Etiologies were malformations of cortical development (58%), perinatal infarct/encephalomalacia (39%) and tumor (3%). Surgical procedures were hemispherectomy (44%), lobectomy/lesionectomy (33%) and multilobar resections (23%).
Outcomes were as follows:
- At six months, 73% (51/70) had complete seizure freedom (Engel class IA).
- At mean follow-up of 2.7 years, 60% (42/70) were classified as Engel I (free of disabling seizures).
- In those with seizure recurrence, 61% (17/28) reported improvement.
- 12 children needed repeat surgery; six of them were seizure-free at mean follow-up of 4.8 years.
- Hypsarrhythmia resolved in 90% of those who had it on preoperative EEG (35/39).
Favorable outcomes at six months were associated with:
- Shorter epilepsy duration preoperatively (P = 0.05)
- Lobar or sublobar epileptogenic lesions (P = 0.02)
Increased risk of recurrence was associated with:
- Bilateral abnormalities on MRI (P = 0.001; long-term risk only)
- Multilobar findings on MRI (P = 0.02; short- and long-term risk)
Advantages of an MRI-based approach
Dr. Moosa explains that Cleveland Clinic’s approach to epileptic spasms is to base surgical decisions primarily on the lesion detected on MRI. “The lesions are generally lobar or hemispheric,” he says. “When MRI abnormalities are bilateral, focal features on EEG and seizure semiology have guided surgical decisions.” The type and extent of procedure are influenced by preexisting deficits and anatomic margins of nearby eloquent cortex. Children with symmetrical extensive abnormalities on brain MRI are generally not considered to be surgical candidates, he notes.

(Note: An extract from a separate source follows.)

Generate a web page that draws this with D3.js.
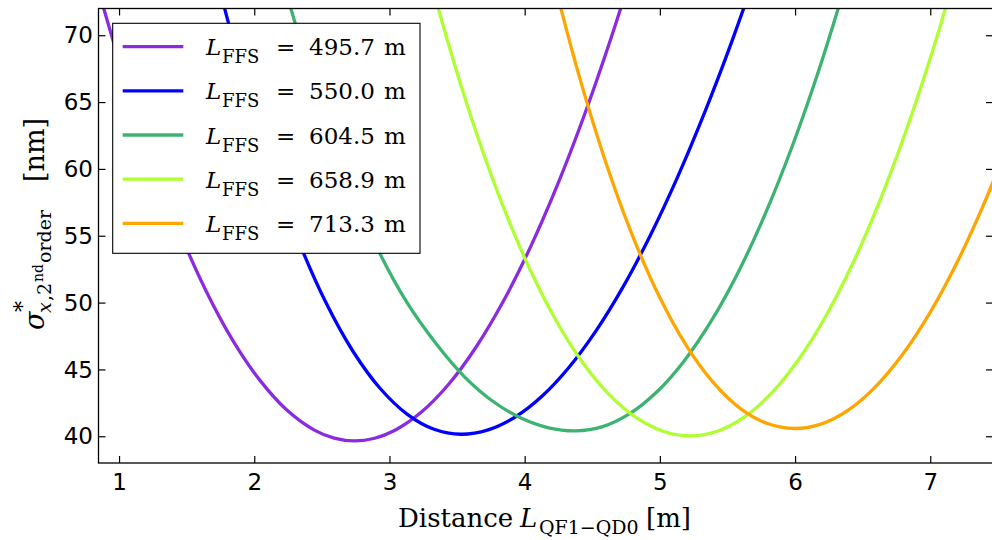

He highlights key takeaways from his team’s analysis of this “MRI-based” approach:
- Outcomes were similar to other series that used invasive monitoring for preoperative evaluation. This is especially noteworthy given that children in this study had less localizing semiology and were more likely to have bilateral structural abnormalities on brain MRI. On the other hand, patients in this series were younger at the time of surgery than in other studies (mean age of 23 months vs. 3.3-5.1 years, respectively), which predicts better outcomes.
- “Generalized” epilepsy features do not preclude a good surgical outcome. The presence of nonfocal or asymmetric features in semiology or EEG findings did not guide surgery. In fact, electrophysiological abnormalities and seizures were poorly localized in the majority of children. The authors explain that epileptic spasms in this setting are viewed as focal in onset.
“Not requiring invasive monitoring for epileptic spasms offers a faster path to surgery and exposes children to less preoperative risk,” Dr. Moosa observes. “It also opens up the availability of effective treatment in centers without intracranial monitoring capabilities.”
Image at top shows T2-weighted MRI and FDG-PET images from a 3-month-old infant with epileptic spasms and focal seizures. Arrows indicate focal areas of hypointensity and hypometablism consistent with focal cortical dysplasia.